• _TASK INPUTS_:

****************************************

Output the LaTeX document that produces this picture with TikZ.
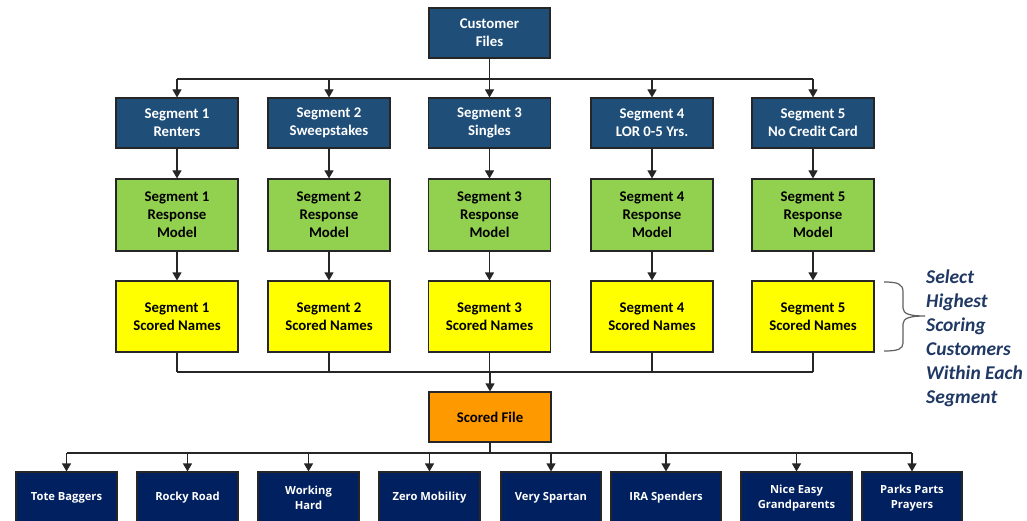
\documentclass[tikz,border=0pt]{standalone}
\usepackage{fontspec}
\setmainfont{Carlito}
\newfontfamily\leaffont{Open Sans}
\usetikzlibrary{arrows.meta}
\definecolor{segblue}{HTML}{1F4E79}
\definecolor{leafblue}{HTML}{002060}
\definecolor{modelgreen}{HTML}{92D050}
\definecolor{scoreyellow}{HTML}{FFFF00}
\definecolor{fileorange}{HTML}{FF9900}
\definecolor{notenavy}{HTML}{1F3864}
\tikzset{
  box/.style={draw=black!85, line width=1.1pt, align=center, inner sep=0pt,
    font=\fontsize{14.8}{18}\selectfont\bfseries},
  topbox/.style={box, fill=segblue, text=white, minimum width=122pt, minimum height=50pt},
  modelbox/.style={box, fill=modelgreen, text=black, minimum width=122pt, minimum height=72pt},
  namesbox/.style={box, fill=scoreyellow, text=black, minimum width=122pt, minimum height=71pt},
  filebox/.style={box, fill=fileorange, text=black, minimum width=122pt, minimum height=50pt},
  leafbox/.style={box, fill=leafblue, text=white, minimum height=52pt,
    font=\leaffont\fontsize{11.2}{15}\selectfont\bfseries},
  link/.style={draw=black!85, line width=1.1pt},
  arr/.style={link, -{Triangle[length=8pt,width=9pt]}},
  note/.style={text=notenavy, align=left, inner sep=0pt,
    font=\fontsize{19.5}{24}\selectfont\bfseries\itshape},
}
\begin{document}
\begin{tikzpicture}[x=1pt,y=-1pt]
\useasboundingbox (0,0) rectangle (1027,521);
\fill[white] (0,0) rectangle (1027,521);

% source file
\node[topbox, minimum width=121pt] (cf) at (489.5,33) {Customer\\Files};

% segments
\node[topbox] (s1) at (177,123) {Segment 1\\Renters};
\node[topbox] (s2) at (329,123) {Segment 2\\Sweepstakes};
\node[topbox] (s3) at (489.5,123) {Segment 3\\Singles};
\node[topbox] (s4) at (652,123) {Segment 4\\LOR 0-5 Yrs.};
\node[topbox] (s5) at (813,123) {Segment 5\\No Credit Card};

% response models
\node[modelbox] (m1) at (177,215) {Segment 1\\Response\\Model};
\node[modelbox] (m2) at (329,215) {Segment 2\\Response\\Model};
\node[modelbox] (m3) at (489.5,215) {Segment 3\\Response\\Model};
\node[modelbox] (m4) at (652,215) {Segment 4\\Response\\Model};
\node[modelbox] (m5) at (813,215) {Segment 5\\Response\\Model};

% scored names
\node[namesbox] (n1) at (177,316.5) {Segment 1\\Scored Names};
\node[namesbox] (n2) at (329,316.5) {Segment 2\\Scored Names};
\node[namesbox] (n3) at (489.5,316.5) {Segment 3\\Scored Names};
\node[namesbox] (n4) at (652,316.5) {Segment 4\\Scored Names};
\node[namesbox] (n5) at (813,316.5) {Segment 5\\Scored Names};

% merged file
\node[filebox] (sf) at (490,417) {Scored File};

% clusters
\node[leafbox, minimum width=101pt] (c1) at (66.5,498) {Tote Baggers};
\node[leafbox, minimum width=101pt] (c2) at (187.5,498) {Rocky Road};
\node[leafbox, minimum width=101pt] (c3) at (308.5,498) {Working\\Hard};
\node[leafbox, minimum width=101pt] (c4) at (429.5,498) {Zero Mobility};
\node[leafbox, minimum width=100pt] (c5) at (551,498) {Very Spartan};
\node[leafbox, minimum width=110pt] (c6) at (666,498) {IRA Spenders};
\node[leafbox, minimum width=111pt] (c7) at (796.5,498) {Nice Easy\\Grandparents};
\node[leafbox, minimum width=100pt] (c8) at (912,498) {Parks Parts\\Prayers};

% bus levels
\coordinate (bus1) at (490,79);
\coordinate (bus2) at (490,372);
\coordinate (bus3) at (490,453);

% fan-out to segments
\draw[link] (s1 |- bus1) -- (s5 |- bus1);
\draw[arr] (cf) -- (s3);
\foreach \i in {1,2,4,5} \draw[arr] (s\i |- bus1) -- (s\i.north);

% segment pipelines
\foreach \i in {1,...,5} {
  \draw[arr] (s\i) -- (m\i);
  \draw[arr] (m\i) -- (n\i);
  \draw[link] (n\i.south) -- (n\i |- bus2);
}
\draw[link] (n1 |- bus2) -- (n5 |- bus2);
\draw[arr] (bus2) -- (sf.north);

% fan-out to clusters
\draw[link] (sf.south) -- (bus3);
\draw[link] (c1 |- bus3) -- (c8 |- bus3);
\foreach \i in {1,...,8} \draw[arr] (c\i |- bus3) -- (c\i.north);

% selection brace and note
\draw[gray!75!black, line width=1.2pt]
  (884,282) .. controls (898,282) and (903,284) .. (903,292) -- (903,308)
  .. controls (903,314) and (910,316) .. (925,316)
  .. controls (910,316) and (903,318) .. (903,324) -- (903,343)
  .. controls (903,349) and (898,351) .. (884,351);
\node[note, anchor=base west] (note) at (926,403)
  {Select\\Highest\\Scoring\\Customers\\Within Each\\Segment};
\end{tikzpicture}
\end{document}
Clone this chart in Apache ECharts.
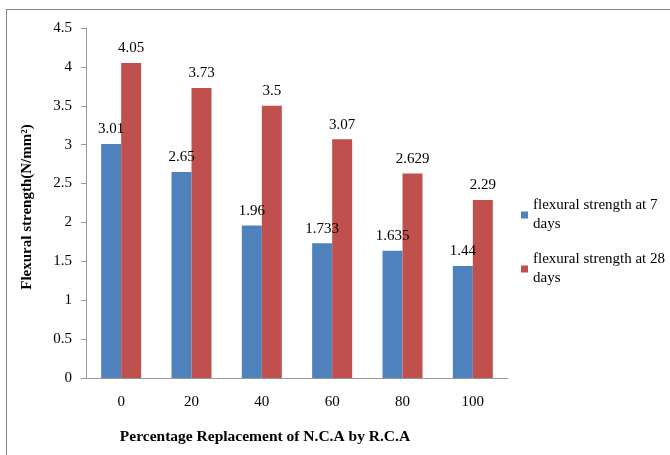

****************************************

• _DIRECTIONS FOR THIS TASK_: Transcribe every record above exactly as written, leaving out any pictures.

• _EXPECTED OUTPUT_:
Output the LaTeX document that produces this picture with TikZ.
\documentclass[tikz,border=0pt]{standalone}
\usepackage{fontspec}
\setmainfont{Carlito}
\newfontfamily\leaffont{Open Sans}
\usetikzlibrary{arrows.meta}
\definecolor{segblue}{HTML}{1F4E79}
\definecolor{leafblue}{HTML}{002060}
\definecolor{modelgreen}{HTML}{92D050}
\definecolor{scoreyellow}{HTML}{FFFF00}
\definecolor{fileorange}{HTML}{FF9900}
\definecolor{notenavy}{HTML}{1F3864}
\tikzset{
  box/.style={draw=black!85, line width=1.1pt, align=center, inner sep=0pt,
    font=\fontsize{14.8}{18}\selectfont\bfseries},
  topbox/.style={box, fill=segblue, text=white, minimum width=122pt, minimum height=50pt},
  modelbox/.style={box, fill=modelgreen, text=black, minimum width=122pt, minimum height=72pt},
  namesbox/.style={box, fill=scoreyellow, text=black, minimum width=122pt, minimum height=71pt},
  filebox/.style={box, fill=fileorange, text=black, minimum width=122pt, minimum height=50pt},
  leafbox/.style={box, fill=leafblue, text=white, minimum height=52pt,
    font=\leaffont\fontsize{11.2}{15}\selectfont\bfseries},
  link/.style={draw=black!85, line width=1.1pt},
  arr/.style={link, -{Triangle[length=8pt,width=9pt]}},
  note/.style={text=notenavy, align=left, inner sep=0pt,
    font=\fontsize{19.5}{24}\selectfont\bfseries\itshape},
}
\begin{document}
\begin{tikzpicture}[x=1pt,y=-1pt]
\useasboundingbox (0,0) rectangle (1027,521);
\fill[white] (0,0) rectangle (1027,521);

% source file
\node[topbox, minimum width=121pt] (cf) at (489.5,33) {Customer\\Files};

% segments
\node[topbox] (s1) at (177,123) {Segment 1\\Renters};
\node[topbox] (s2) at (329,123) {Segment 2\\Sweepstakes};
\node[topbox] (s3) at (489.5,123) {Segment 3\\Singles};
\node[topbox] (s4) at (652,123) {Segment 4\\LOR 0-5 Yrs.};
\node[topbox] (s5) at (813,123) {Segment 5\\No Credit Card};

% response models
\node[modelbox] (m1) at (177,215) {Segment 1\\Response\\Model};
\node[modelbox] (m2) at (329,215) {Segment 2\\Response\\Model};
\node[modelbox] (m3) at (489.5,215) {Segment 3\\Response\\Model};
\node[modelbox] (m4) at (652,215) {Segment 4\\Response\\Model};
\node[modelbox] (m5) at (813,215) {Segment 5\\Response\\Model};

% scored names
\node[namesbox] (n1) at (177,316.5) {Segment 1\\Scored Names};
\node[namesbox] (n2) at (329,316.5) {Segment 2\\Scored Names};
\node[namesbox] (n3) at (489.5,316.5) {Segment 3\\Scored Names};
\node[namesbox] (n4) at (652,316.5) {Segment 4\\Scored Names};
\node[namesbox] (n5) at (813,316.5) {Segment 5\\Scored Names};

% merged file
\node[filebox] (sf) at (490,417) {Scored File};

% clusters
\node[leafbox, minimum width=101pt] (c1) at (66.5,498) {Tote Baggers};
\node[leafbox, minimum width=101pt] (c2) at (187.5,498) {Rocky Road};
\node[leafbox, minimum width=101pt] (c3) at (308.5,498) {Working\\Hard};
\node[leafbox, minimum width=101pt] (c4) at (429.5,498) {Zero Mobility};
\node[leafbox, minimum width=100pt] (c5) at (551,498) {Very Spartan};
\node[leafbox, minimum width=110pt] (c6) at (666,498) {IRA Spenders};
\node[leafbox, minimum width=111pt] (c7) at (796.5,498) {Nice Easy\\Grandparents};
\node[leafbox, minimum width=100pt] (c8) at (912,498) {Parks Parts\\Prayers};

% bus levels
\coordinate (bus1) at (490,79);
\coordinate (bus2) at (490,372);
\coordinate (bus3) at (490,453);

% fan-out to segments
\draw[link] (s1 |- bus1) -- (s5 |- bus1);
\draw[arr] (cf) -- (s3);
\foreach \i in {1,2,4,5} \draw[arr] (s\i |- bus1) -- (s\i.north);

% segment pipelines
\foreach \i in {1,...,5} {
  \draw[arr] (s\i) -- (m\i);
  \draw[arr] (m\i) -- (n\i);
  \draw[link] (n\i.south) -- (n\i |- bus2);
}
\draw[link] (n1 |- bus2) -- (n5 |- bus2);
\draw[arr] (bus2) -- (sf.north);

% fan-out to clusters
\draw[link] (sf.south) -- (bus3);
\draw[link] (c1 |- bus3) -- (c8 |- bus3);
\foreach \i in {1,...,8} \draw[arr] (c\i |- bus3) -- (c\i.north);

% selection brace and note
\draw[gray!75!black, line width=1.2pt]
  (884,282) .. controls (898,282) and (903,284) .. (903,292) -- (903,308)
  .. controls (903,314) and (910,316) .. (925,316)
  .. controls (910,316) and (903,318) .. (903,324) -- (903,343)
  .. controls (903,349) and (898,351) .. (884,351);
\node[note, anchor=base west] (note) at (926,403)
  {Select\\Highest\\Scoring\\Customers\\Within Each\\Segment};
\end{tikzpicture}
\end{document}
Clone this chart in Apache ECharts.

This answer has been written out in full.